A novel hierarchical Pt- and FTO-free counter electrode for dye-sensitized solar cell

A novel hierarchical Pt- and FTO-free counter electrode (CE) for the dye-sensitized solar cell (DSSC) was prepared by spin coating the mixture of TiO₂ nanoparticles and poly(3,4-ethylenedioxy-thiophene):poly(styrenesulfonate) (PEDOT:PSS) solution onto the glass substrate. Compared with traditional Pt/FTO CE, the cost of the new CE is dramatically reduced by the application of bilayer TiO₂-PEDOT:PSS/PEDOT:PSS film and the glass substrate.

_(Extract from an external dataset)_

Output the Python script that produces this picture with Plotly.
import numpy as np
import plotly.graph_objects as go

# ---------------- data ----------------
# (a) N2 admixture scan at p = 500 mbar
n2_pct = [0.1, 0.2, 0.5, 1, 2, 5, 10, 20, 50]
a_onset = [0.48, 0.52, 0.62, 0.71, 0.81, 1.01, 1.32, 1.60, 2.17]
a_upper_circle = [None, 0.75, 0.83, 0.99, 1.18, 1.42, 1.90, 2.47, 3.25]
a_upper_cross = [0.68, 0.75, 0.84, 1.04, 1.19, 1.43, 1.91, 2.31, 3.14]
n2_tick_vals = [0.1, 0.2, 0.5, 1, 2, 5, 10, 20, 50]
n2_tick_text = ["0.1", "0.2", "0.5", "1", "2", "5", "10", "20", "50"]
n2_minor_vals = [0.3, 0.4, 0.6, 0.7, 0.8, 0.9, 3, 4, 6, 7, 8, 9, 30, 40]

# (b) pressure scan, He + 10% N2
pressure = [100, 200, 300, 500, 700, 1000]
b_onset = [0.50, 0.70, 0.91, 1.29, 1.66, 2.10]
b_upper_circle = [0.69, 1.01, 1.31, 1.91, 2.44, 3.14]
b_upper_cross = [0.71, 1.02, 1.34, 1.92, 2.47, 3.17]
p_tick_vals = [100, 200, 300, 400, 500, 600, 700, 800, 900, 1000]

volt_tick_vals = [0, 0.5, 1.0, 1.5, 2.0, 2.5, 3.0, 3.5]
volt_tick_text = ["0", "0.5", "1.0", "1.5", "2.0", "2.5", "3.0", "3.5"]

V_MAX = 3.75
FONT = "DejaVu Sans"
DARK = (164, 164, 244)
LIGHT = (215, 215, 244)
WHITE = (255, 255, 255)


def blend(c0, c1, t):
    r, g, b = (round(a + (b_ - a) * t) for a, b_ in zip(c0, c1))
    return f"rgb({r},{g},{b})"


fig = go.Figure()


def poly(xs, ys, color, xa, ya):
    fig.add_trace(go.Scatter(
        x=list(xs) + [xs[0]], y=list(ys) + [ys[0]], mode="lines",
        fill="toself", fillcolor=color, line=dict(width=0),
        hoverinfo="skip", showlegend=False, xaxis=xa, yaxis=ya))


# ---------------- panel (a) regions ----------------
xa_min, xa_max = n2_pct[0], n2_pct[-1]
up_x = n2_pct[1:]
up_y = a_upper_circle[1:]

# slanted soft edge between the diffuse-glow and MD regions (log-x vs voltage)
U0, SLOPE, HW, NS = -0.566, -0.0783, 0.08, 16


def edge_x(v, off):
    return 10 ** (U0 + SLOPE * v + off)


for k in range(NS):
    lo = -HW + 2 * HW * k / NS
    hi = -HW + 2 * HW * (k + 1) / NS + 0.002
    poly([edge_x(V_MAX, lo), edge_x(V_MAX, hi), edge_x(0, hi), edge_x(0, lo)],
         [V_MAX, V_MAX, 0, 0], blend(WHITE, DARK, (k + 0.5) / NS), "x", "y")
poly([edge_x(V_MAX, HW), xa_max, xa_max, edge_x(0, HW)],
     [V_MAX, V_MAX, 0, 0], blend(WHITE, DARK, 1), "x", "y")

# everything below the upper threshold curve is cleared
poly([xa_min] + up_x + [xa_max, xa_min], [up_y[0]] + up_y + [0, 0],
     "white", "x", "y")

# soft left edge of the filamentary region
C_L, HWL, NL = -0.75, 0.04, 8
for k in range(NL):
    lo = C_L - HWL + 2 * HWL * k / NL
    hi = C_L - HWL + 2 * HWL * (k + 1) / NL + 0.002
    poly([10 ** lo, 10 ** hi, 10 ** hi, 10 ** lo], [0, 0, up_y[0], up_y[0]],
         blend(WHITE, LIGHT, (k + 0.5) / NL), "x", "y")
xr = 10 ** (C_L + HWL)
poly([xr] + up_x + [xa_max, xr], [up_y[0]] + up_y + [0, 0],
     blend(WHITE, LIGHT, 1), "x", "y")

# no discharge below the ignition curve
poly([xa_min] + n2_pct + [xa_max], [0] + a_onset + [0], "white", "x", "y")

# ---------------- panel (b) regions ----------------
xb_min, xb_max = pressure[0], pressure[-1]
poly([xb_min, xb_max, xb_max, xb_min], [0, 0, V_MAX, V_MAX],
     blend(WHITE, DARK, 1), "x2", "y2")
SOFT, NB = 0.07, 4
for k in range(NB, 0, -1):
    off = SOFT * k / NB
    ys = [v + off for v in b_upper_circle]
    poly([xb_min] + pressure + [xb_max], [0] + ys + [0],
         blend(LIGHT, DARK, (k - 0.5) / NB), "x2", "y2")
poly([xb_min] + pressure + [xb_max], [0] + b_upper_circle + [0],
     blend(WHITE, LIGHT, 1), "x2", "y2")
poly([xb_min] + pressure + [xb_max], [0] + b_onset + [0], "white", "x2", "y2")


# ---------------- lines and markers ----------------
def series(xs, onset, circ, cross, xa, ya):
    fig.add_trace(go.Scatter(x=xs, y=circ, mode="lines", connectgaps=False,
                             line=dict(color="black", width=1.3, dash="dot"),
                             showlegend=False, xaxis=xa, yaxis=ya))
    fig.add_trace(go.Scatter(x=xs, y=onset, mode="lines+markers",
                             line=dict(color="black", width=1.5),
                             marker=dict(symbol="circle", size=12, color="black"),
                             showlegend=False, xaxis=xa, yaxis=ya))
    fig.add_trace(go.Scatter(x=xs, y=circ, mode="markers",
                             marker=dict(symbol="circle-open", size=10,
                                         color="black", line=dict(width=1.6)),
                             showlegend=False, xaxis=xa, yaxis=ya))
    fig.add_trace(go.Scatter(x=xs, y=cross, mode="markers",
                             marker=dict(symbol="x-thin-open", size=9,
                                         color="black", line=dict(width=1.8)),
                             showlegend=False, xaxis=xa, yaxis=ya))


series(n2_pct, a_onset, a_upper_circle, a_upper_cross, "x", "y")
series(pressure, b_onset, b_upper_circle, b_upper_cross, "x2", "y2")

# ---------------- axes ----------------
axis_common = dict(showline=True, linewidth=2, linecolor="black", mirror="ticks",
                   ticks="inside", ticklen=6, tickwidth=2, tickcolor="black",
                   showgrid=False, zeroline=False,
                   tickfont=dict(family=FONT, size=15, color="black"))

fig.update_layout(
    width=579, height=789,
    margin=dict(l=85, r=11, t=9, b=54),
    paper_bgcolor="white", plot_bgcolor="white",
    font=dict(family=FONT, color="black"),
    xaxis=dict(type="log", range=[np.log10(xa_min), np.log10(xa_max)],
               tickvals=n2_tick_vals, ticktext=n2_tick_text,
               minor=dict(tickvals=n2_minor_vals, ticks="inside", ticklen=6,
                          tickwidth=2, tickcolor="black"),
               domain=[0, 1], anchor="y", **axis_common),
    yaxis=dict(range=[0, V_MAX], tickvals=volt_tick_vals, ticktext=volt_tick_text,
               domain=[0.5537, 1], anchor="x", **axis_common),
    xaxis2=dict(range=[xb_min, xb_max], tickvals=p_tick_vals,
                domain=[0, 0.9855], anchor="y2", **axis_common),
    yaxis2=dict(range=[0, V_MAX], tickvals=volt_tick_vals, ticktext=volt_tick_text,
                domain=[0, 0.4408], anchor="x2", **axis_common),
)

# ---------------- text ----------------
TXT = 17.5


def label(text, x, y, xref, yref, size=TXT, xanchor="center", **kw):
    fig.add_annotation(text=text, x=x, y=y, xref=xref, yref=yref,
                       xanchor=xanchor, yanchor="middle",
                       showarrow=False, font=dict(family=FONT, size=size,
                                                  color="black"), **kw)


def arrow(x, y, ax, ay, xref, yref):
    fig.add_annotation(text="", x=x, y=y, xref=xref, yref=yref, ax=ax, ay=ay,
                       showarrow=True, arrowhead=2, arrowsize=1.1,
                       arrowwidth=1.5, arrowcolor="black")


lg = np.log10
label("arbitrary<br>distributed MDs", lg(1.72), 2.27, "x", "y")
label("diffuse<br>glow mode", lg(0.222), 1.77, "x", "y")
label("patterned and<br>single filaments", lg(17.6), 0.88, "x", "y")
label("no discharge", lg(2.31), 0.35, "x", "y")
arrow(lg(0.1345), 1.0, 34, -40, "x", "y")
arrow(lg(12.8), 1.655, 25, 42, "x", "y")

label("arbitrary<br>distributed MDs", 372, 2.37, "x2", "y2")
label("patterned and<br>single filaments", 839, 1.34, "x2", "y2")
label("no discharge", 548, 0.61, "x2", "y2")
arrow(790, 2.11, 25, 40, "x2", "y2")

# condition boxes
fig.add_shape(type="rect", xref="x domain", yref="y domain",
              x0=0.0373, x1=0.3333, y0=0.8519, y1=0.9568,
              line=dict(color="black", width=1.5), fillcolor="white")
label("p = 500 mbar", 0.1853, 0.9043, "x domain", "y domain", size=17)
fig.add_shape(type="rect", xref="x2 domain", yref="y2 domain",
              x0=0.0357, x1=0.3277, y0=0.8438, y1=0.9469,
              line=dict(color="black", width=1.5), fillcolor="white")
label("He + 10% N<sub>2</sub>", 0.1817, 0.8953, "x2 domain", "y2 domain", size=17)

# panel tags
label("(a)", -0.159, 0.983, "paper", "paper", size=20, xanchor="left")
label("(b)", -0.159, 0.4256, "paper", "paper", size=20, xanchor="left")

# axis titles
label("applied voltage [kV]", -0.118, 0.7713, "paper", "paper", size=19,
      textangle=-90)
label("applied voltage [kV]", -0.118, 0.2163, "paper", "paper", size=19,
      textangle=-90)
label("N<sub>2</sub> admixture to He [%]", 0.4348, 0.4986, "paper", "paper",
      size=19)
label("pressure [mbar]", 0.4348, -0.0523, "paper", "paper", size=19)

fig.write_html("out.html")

The sheet resistance of this composite film is 35 Ω sq⁻¹ and is low enough to be used as an electrode. The surface morphologies of TiO₂-PEDOT:PSS layer and modified PEDOT:PSS layer were characterized by scanning electron microscope, which shows that the former had larger surface areas than the latter. Electrochemical impedance spectra and Tafel polarization curves prove that the catalytic activity of TiO₂-PEDOT:PSS/PEDOT:PSS/glass CE is higher than that of PEDOT:PSS/FTO CE and is similar to Pt/FTO CE''s. This new fabricated device with TiO₂-PEDOT:PSS/PEDOT:PSS/glass CE achieves a high power conversion efficiency (PCE) of 4.67%, reaching 91.39% of DSSC with Pt/FTO CE (5.11%).